Absence makes the heart grow fonder, yet being offline with a learning management system has a more troubling effect on a learner’s heart and mind. From a simple login error to a system-wide shutdown, the panic of not knowing what to do next seemingly sets one up for failure even after the connection is restored. My experiential presentation tells stories based on the start of my career an education technologist for the College of the Rockies while faculty, staff and students recover from the lockdown phase of COVID-19 pandemic. For many across the province and around the world, online learning became a necessity: for some, a Faustian compromise of teaching practices during a time of global crisis, for others, a Mephistophelean embrace of digital technology in place of the in-person classrooms became part of the new normal.

Three professors in UBC’s Master of Educational Technology program offered a third perspective, about a decade ago, when they began a research project that became the SOUL intervention.

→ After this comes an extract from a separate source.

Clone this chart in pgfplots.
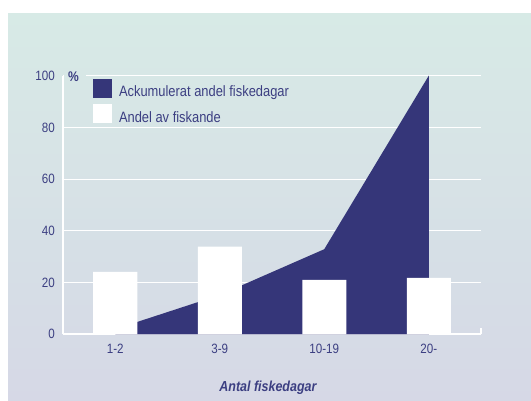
\documentclass[border=0pt]{standalone}
\usepackage{pgfplots}
\pgfplotsset{compat=1.18}
\usepackage{fontspec}
\setmainfont{Liberation Sans}[FakeStretch=0.86]

\definecolor{navyfill}{HTML}{353679}
\definecolor{navytext}{HTML}{3C3F82}
\definecolor{bgtop}{HTML}{D7EAE6}
\definecolor{bgbot}{HTML}{D6D8E6}
\definecolor{bgpct}{HTML}{D7E7E6}

\begin{document}
\begin{tikzpicture}
% page and panel
\fill[white] (0pt,0pt) rectangle (531pt,401pt);
\shade[top color=bgtop, bottom color=bgbot] (8pt,0pt) rectangle (531pt,387pt);

\begin{axis}[
  at={(63pt,66.7pt)}, anchor=south west,
  scale only axis,
  width=418pt, height=258.6pt,
  xmin=-0.5, xmax=3.5,
  ymin=0, ymax=100,
  xtick={0,1,2,3},
  xticklabels={1-2,3-9,10-19,20-},
  ytick={0,20,40,60,80,100},
  /pgf/number format/assume math mode=true,
  major tick length=0pt,
  tick style={draw=none},
  axis x line*=bottom,
  axis y line*=left,
  x axis line style={white, line width=1.6pt, -},
  y axis line style={white, line width=1.2pt, -},
  ymajorgrids,
  grid style={white, line width=1.2pt},
  ticklabel style={font=\fontsize{13.5}{15}\selectfont, text=navytext, inner sep=0pt},
  yticklabel style={xshift=-8pt},
  xticklabel style={yshift=-9.7pt},
  xlabel={\textbf{\textit{Antal fiskedagar}}},
  xlabel style={font=\fontsize{14.5}{16}\selectfont, text=navytext,
                at={(axis description cs:0.491,0)}, anchor=base, yshift=-57.4pt},
  legend style={at={(axis description cs:0.0718,0.987)}, anchor=north west,
                draw=none, fill=none, inner sep=0pt, outer sep=0pt,
                row sep=6.1pt, column sep=7pt,
                nodes={inner sep=0pt, text=navytext, font=\fontsize{15}{17}\selectfont}},
  legend cell align=left,
  clip=false,
]

% cumulative share of fishing days (area)
\addplot[fill=navyfill, draw=none,
  legend image code/.code={\fill[navyfill] (0pt,-6pt) rectangle (19pt,13pt);}]
  coordinates {(0,2.0) (1,15.2) (2,32.9) (3,100)} \closedcycle;
\addlegendentry{Ackumulerat andel fiskedagar}

% share of anglers (bars)
\addplot[ybar, bar width=44pt, fill=white, draw=none,
  legend image code/.code={\fill[white] (0pt,-6pt) rectangle (19pt,13pt);}]
  coordinates {(0,24.1) (1,33.9) (2,21.0) (3,21.8)};
\addlegendentry{Andel av fiskande}

% small end tick on the baseline
\draw[white, line width=1.2pt] (axis cs:3.5,0) -- (axis cs:3.5,2.3);

% percent sign, hiding the start of the top grid line
\fill[bgpct] (axis cs:-0.49,98.8) rectangle (axis cs:-0.28,101.2);
\node[anchor=base west, inner sep=0pt, text=navytext,
      font=\fontsize{14}{16}\selectfont\bfseries] at (axis cs:-0.452,97.6) {\%};

\end{axis}
\end{tikzpicture}
\end{document}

They asked online students to take a two-day break from their screens and reflect upon this absence of technology from their studies. While some struggled to break away from digital devices, others grew to appreciate the meaningful acronym of Slow Online Ubiquitous Learning and its positive impact on for students’ and instructors’ sense of wholeness and wellbeing.

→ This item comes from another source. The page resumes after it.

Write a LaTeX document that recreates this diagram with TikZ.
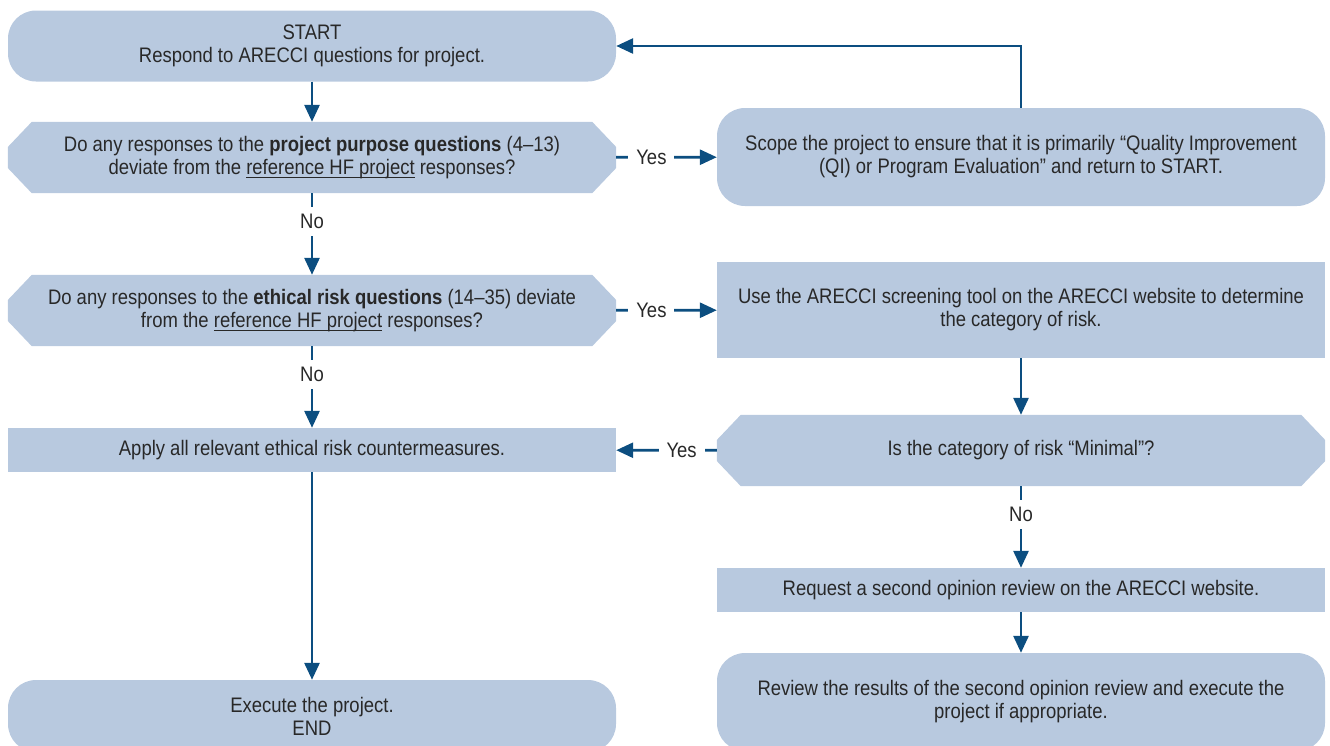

Flashing forward to the current moment, this presentation takes a different perspective on this mindful SOUL intervention, a view from the Top of the World Provincial Park in the East Kootenays. I share reflections from the experiences of instructors faced with a juxtaposition of online, ubiquitous learning options and the soulful acknowledgement of the place-based learning that are often challenging to digitize or put in a shiny-surfaced box. Slowing things down every further, this discussion will be presented in “unimodal” format in order to counter the “fast capitalism” proposed by the New London Group in their Pedagogy of Multiliteracies more than two decades ago, which has only seemed to have increased its reckless speed due to the advent of social media. Please turn off all cellular and mobile devices during the presentation and come with an open mind for the sake of our collective SOUL.

Speaker

Kyle Stooshnov, PhD
Education Technologist | College of the Rockies

Kyle Stooshnov works as an Educational Technologist at the Centre for Innovation in Teaching and Learning at the College of the Rockies. In 2019, he completed his PhD in Literacy Education from the University of British Columbia, where he had also completed his Master in Educational Technology earlier that decade. Part of his doctoral thesis was recently published in a special Art-Based Research issue of the online journal, Transformative Dialogues, and he continues to explore the intersection of performing arts and digital spaces with his company, Spacious Mirror.